Tuesday, April 21, 2009
Road trip, part 2 "Heading South"
Like all great journey's, our rag-tag foursome got a late, but uneventful start.
Punctuality is for the weak, and not to mention, we had a whole 24 hours to make it to Nashville where a hotel room would be waiting for our travel-weary bodies.
And weary they would be.
We sped out of New York on I-84 and into the perpetual "farm scents" of Pennsylvania. (Seriously, why does the entire state always smell of poo?)
Needing gas, food and a car laptop adapter we were seduced by signs for a Wal-Mart and a Sheetz. (There is something so white-trashilicious about making your first road trip-stop at a Wal-Mart.) Now, a Sheetz, for those of you who don't know, is a gas station/fast food stop where you put your food order into a computer (with a full color interactive picture menu), pay, then pick up your food. Fantastic.
Even more fantastic was driving past the "War College," complete with a training site made up to look like a war-zone with helicopters and fox holes. I didn't know such a place existed! I want to enroll there and major in "grenade launching," with a minor in "walkie-talkie." I wonder if you play a game of "Risk" as the entrance exam.
From Pennsylvania, we trekked into the Maryland panhandle. How can such a small state go on for so long? We stopped for dinner in a lil city called "Cumberland," where the fountains were filled surprisingly with Tang, not milk. But they did have tasty Maryland crab cakes.
Soon after Cumberland, we entered the DEAD ZONE many know as West Virginia. No phone. No GPS ... and the wee overnight hours were just beginning. (Which is unfortunate, because I've driven through the DEAD ZONE during the day, and it was quite lovely.) We made a quick stop at a delightfully sketchy gas station - fueled up, held my nose in the rank rest stop bathroom and continued on. (Important note - it was still cold outside, but the DEAD ZONE was the first stop where everyone had Southern accents. This was encouraging. Oh, and the speed limit was 70 mph! Crazy!)
Kentucky is a blur. I was getting tired behind the wheel ... it was pitch black, and VERY early in the morning. I remember passing a castle all lit-up. It was beautiful, but out-of-place. We drove through some of Lexington. Gassed up, grabbed coffee and a snack ... Tennessee was just a few hours away.

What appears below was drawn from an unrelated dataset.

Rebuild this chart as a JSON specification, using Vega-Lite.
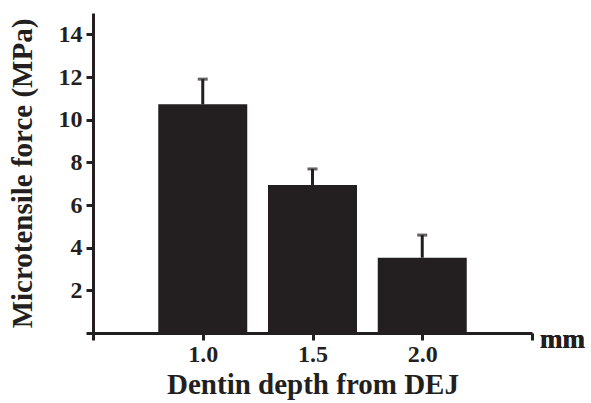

Then the sky opened up. Walls of rain pummeled the road and my poor little car. The bullying winds threatened to veer us off into the, now muddy, bluegrass fields. Awesome conditions when you're half asleep ... of course nothing wakes you up like unbridled fear. I remember thinking we were so close to Nashville (our dry hotel room), then seeing a sign that we were still 2 hours away.
That was a bad feeling. Then a truck tried to merge into my door. That was worse.
Finally, the sun began to rise. The rain was dying down, and we passed the sign I'd been dying to see "Welcome to Nashville."
The hotel took us in early. They had complimentary breakfasts and a guitar shaped-pool. That sign might as well have said "Welcome to Heaven."